Every young fan and driver in the racing world has his idols, and, while many look up to drivers like Tony Stewart, Jimmie Johnson, or Jeff Gordon, Custer looks towards the roots of racing. “I always liked watching Jason Leffler and Johnny Sauter,” he said. “I thought those two guys were always the kind of guys I rooted for and I just like their aggressive driving styles and how they acted off the track, also.” Custer was able to race with Johnny Sauter in the NASCAR Camping World Truck Series, and had to beat him to collect his pair of victories in the series.

Drivers like Sauter, veterans of the sport, helped Custer and, undoubtedly, many other young drivers in their pursuit of one day competing at the highest level of the sport. “All the veteran guys, they really teach you a lot,” Custer said. “Guys like Johnny Sauter, Timothy Peters, and Matt Crafton, Kevin Harvick, Kyle Busch. All those guys just teach you a ton when you’re driving with them just because they’re so experienced…” Custer has competed against Sauter, Peters, and Crafton in the Truck series and Harvick and Busch in the XFINITY series.

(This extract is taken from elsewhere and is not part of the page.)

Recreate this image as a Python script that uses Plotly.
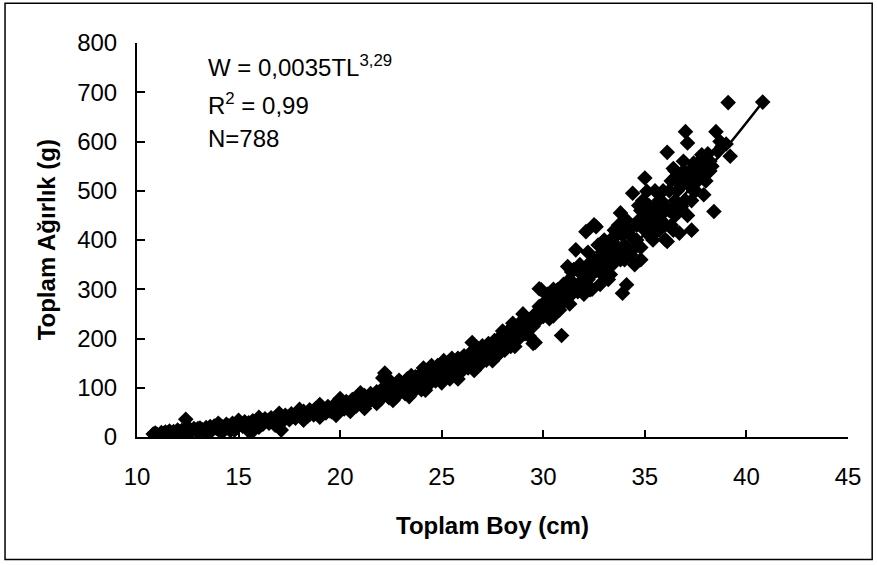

Custer, though, doesn’t only have experience on the track with him, he also has one seriously experienced owner. While this allows Custer to feed off that experience, it comes with a certain amount of pressure. “You’re always just trying to live up to the expectation,” Custer said. “You’re with a really great team, and a team that’s proven to win, and you want to try and accomplish that.”

When comparing the atmosphere at JR Motorsports and Stewart-Haas Racing, Custer said they’re similar. “Both teams work really hard, they’re both down to earth… I think both teams are great and they have a lot of speed and I think they’re similar in being down to earth…”

When Custer joined Stewart-Haas Racing, he joined not only Tony Stewart, but also the four current Cup series drivers for the organization. He mentioned that California was the track where he leaned on SHR Cup drivers the most. “I had never been there before this year, and there’s a lot of lanes, a lot of stuff going on at that track, so I had to talk a lot with some people to try and get a hold of that. I try and talk to Kevin Harvick every single week just to try and get an idea of the tracks coming up.”

In fact, Custer said Harvick has been his mentor as he’s worked his way up the NASCAR ladder. “I try and get a lot of advice from him, trying to get an idea of what he thinks of the different tracks and he definitely helped me a lot just as a driver… this year.”

Custer’s future is bright, but how soon will he make his way up to the Cup series? “It’s hard to say,” Custer explained. “I mean, you’re always just focusing on what you’re doing at the moment. We’re just trying to win XFINITY races, but right now there’s no plans to go to Cup… but I think we haven’t really put too much thought into it.”

Custer echoed the sentiment of many young drivers in his desire to compete on Sundays. “We all want to be in the Cup series, that where you hope to be, but right now, you always have to be focusing on what you’re doing the next weekend, the next track coming up, so we’re just focused on winning some races.”

Right now, though Custer races in the NASCAR XFINITY series, and has experienced success so far this season. While he hasn’t found victory lane yet, he does have two top-five finishes and seven top-10s in 17 races so far this season.

You can watch Custer and the rest of the XFINITY series on track next on Saturday, July 22 at 3:30 PM eastern time on NBCSN. They will be racing in the Lilly Diabetes 250 at Indianapolis Motor Speedway.